New Book · July 2026

AI-Assisted Cinema

How Artificial Intelligence Is Changing Film Production.

A book by Alexander Kiesel, film producer, director, and founder of Periti Studios. Written from inside a small independent studio, for anyone who wants a straight description of what these tools change and what they leave alone.

Cover of AI-Assisted Cinema by Alexander Kiesel

Author

Alexander Kiesel

Format

Kindle eBook

Published

July 2, 2026

Language

English

ASIN

B0H79G3385

Publisher

Independently published

About the Book

The new machine room behind the screen.

AI-Assisted Cinema is a short, practical book about what actually changes when artificial intelligence enters a film production pipeline.
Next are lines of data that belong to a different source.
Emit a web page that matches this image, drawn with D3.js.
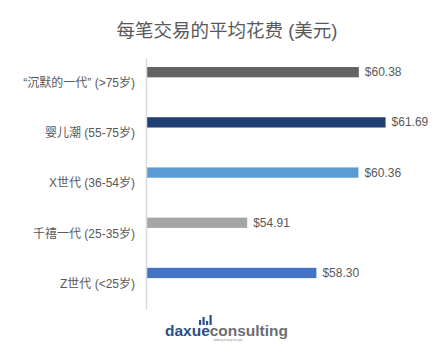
<!DOCTYPE html>
<html>
<head>
<meta charset="utf-8">
<script src="https://cdn.jsdelivr.net/npm/d3@7"></script>
<style>
  html, body { margin: 0; padding: 0; background: #fff; }
  svg { display: block; }
  text { font-family: "Liberation Sans", Arial, "Noto Sans CJK SC", sans-serif; }
</style>
</head>
<body>
<svg id="chart" width="448" height="355"></svg>
<script>
// Average spend per transaction (USD) by generation
const categories = ["“沉默的一代” (>75岁)", "婴儿潮 (55-75岁)", "X世代 (36-54岁)", "千禧一代 (25-35岁)", "Z世代 (<25岁)"];
const values = [60.38, 61.69, 60.36, 54.91, 58.30];
const barColors = ["#636363", "#203f73", "#5b9bd5", "#a5a5a5", "#4472c4"];
const axisDomain = [50, 64];
const titleText = "每笔交易的平均花费 (美元)";

const svg = d3.select("#chart");
const textColor = "#595959";

const x = d3.scaleLinear().domain(axisDomain).range([147, 432.7]);
const y = d3.scaleBand().domain(categories).range([58, 309]).padding(0);
// The visible series sits in the upper part of each category band
const barTop = d => y(d) + y.bandwidth() * 0.18;
const barH = y.bandwidth() * 0.205;

// Title
svg.append("text")
  .attr("x", 227).attr("y", 30)
  .attr("text-anchor", "middle")
  .attr("dominant-baseline", "central")
  .attr("font-size", 18.5)
  .attr("fill", textColor)
  .text(titleText);

// Bars
svg.append("g").selectAll("rect")
  .data(categories)
  .join("rect")
  .attr("x", x(axisDomain[0]))
  .attr("y", d => barTop(d))
  .attr("width", (d, i) => x(values[i]) - x(axisDomain[0]))
  .attr("height", barH)
  .attr("fill", (d, i) => barColors[i]);

// Value labels
svg.append("g").selectAll("text")
  .data(categories)
  .join("text")
  .attr("x", (d, i) => x(values[i]) + 6)
  .attr("y", d => barTop(d) + barH / 2)
  .attr("dominant-baseline", "central")
  .attr("font-size", 12)
  .attr("fill", textColor)
  .text((d, i) => "$" + values[i].toFixed(2));

// Category axis
const yAxis = d3.axisLeft(y).tickSize(0).tickPadding(11);
const gy = svg.append("g")
  .attr("transform", `translate(${x(axisDomain[0]) - 1},0)`)
  .call(yAxis);
gy.select(".domain").attr("stroke", "#d9d9d9").attr("stroke-width", 1.5);
gy.selectAll(".tick text")
  .attr("font-size", 12)
  .attr("fill", textColor)
  .attr("font-family", "\"Liberation Sans\", Arial, \"Noto Sans CJK SC\", sans-serif");

// Logo
const logo = svg.append("g");
const logoIcon = [
  {dx: 0, h: 5},
  {dx: 3.5, h: 8},
  {dx: 7, h: 4},
  {dx: 10.5, h: 10}
];
logo.selectAll("rect")
  .data(logoIcon)
  .join("rect")
  .attr("x", d => 199 + d.dx)
  .attr("y", d => 325 - d.h)
  .attr("width", 2.2)
  .attr("height", d => d.h)
  .attr("fill", "#2b4f86");
const word = logo.append("text")
  .attr("x", 165).attr("y", 336)
  .attr("font-size", 15.5)
  .attr("font-weight", "bold")
  .attr("textLength", 123)
  .attr("lengthAdjust", "spacingAndGlyphs");
word.append("tspan").attr("fill", "#2b4f86").text("daxue");
word.append("tspan").attr("fill", "#6d6e71").text("consulting");
logo.append("text")
  .attr("x", 228).attr("y", 340.5)
  .attr("text-anchor", "middle")
  .attr("font-size", 3)
  .attr("fill", "#8a8a8a")
  .text("making it easy for you");
</script>
</body>
</html>
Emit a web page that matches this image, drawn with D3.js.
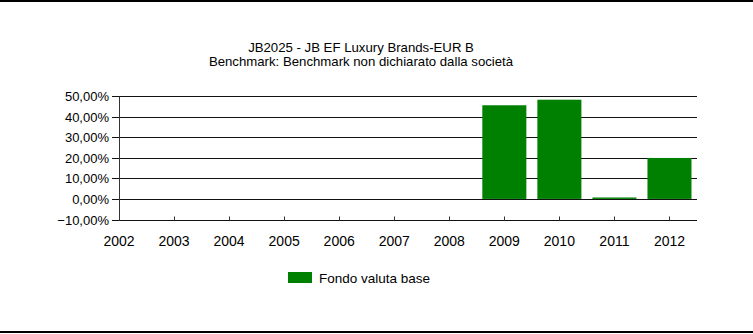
<!DOCTYPE html>
<html><head><meta charset="utf-8">
<script src="https://cdn.jsdelivr.net/npm/d3@7"></script>
<style>
html,body{margin:0;padding:0;background:#fff;}
svg{display:block;}
text{font-family:"Liberation Sans",Arial,sans-serif;fill:#000;}
</style></head>
<body>
<svg id="c" width="753" height="334"></svg>
<script>
const titleLines = ["JB2025 - JB EF Luxury Brands-EUR B", "Benchmark: Benchmark non dichiarato dalla società"];
const years = [2002,2003,2004,2005,2006,2007,2008,2009,2010,2011,2012];
const fundValues = [null,null,null,null,null,null,null,45.5,48.2,0.7,19.9];
const yTicks = [-10,0,10,20,30,40,50];
const seriesName = "Fondo valuta base";
const green = "#008000";

const svg = d3.select("#c");
// frame lines
svg.append("rect").attr("x",0).attr("y",0).attr("width",753).attr("height",2).attr("fill","#000");
svg.append("rect").attr("x",0).attr("y",331).attr("width",753).attr("height",2).attr("fill","#000");

const x = d3.scaleLinear().domain([2002, 2012.5]).range([119, 697]);
const y = d3.scaleLinear().domain([-10, 50]).range([219.5, 96]);
const step = x(2003) - x(2002);
const barW = step * 0.8;

// title
svg.append("g").selectAll("text").data(titleLines).join("text")
  .attr("x", 361).attr("y", (d,i)=> 51.5 + i*14.5)
  .attr("text-anchor","middle").attr("font-size", 13.2).text(d=>d);

// gridlines
const fmt = v => d3.format(".2f")(v).replace(".", ",") + "%";
svg.append("g").selectAll("line").data(yTicks).join("line")
  .attr("x1", 112).attr("x2", 697)
  .attr("y1", d=>Math.round(y(d))+0.5).attr("y2", d=>Math.round(y(d))+0.5)
  .attr("stroke","#111").attr("stroke-width",1.2);
svg.append("g").selectAll("text").data(yTicks).join("text")
  .attr("x", 109).attr("y", d=>Math.round(y(d))+0.5).attr("dy","0.35em")
  .attr("text-anchor","end").attr("font-size", 13).text(fmt);

// left axis line
svg.append("line").attr("x1",119.5).attr("x2",119.5)
  .attr("y1", Math.round(y(50))+0.5).attr("y2", Math.round(y(-10))+0.5)
  .attr("stroke","#333").attr("stroke-width",1);

// bars
const data = years.map((yr,i)=>({yr, v: fundValues[i]})).filter(d=>d.v!==null);
svg.append("g").selectAll("rect").data(data).join("rect")
  .attr("x", d=> x(d.yr) - barW/2)
  .attr("width", barW)
  .attr("y", d=> y(Math.max(0,d.v)))
  .attr("height", d=> Math.max(1, Math.abs(y(d.v)-y(0))))
  .attr("fill", green);

// x ticks (upward)
const yb = Math.round(y(-10))+0.5;
svg.append("g").selectAll("line").data(years).join("line")
  .attr("x1", d=>Math.round(x(d))+0.5).attr("x2", d=>Math.round(x(d))+0.5)
  .attr("y1", yb).attr("y2", yb-4)
  .attr("stroke","#333").attr("stroke-width",1);
svg.append("g").selectAll("text").data(years).join("text")
  .attr("x", d=>x(d)).attr("y", 246)
  .attr("text-anchor","middle").attr("font-size", 14).text(d=>d);

// legend
svg.append("rect").attr("x",288).attr("y",272).attr("width",24).attr("height",11).attr("fill",green);
svg.append("text").attr("x",319).attr("y",278).attr("dy","0.35em").attr("font-size",13.5).text(seriesName);
</script>
</body></html>
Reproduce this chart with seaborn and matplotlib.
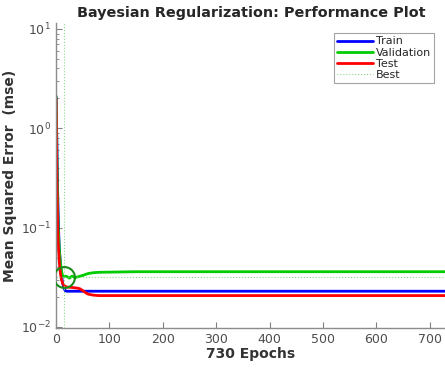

It follows the work in the order the work happens: script development, previsualization, 2.5D animation, editing, VFX, sound, then the marketing that carries a finished project out into the world.

The argument is simple. AI does not replace the person making the film. What it changes is the loop around that person. Ideas get tested sooner, visual worlds take shape before large budgets are committed, and a small studio can show a collaborator what a project feels like while it is still cheap to be wrong.

It also spends real time on the uncomfortable parts. Credit and consent. What happens to taste when generation costs almost nothing. Why the filmmaker remains the author even when a machine sits inside the workflow.

I wrote it for filmmakers, producers, creative directors, and digital storytellers who keep hearing that everything is changing and want to know how, specifically, without the hype.

Why I Wrote It

Every claim had to survive actual production.

Most of what is in the book I learned the slow way, by shipping things. The Still Motion series taught me what 2.5D animation tools will and will not hold. Periti Combat taught me consistency across dozens of shots. The Hollywood Is Cooked essay started the argument. The book is where I finish it properly.

I run a small independent studio in Cyprus. Nobody hands us a pipeline or a budget line for experiments, so if a chapter says a tool saves time, that is because it saved me time on a real project with a real deadline.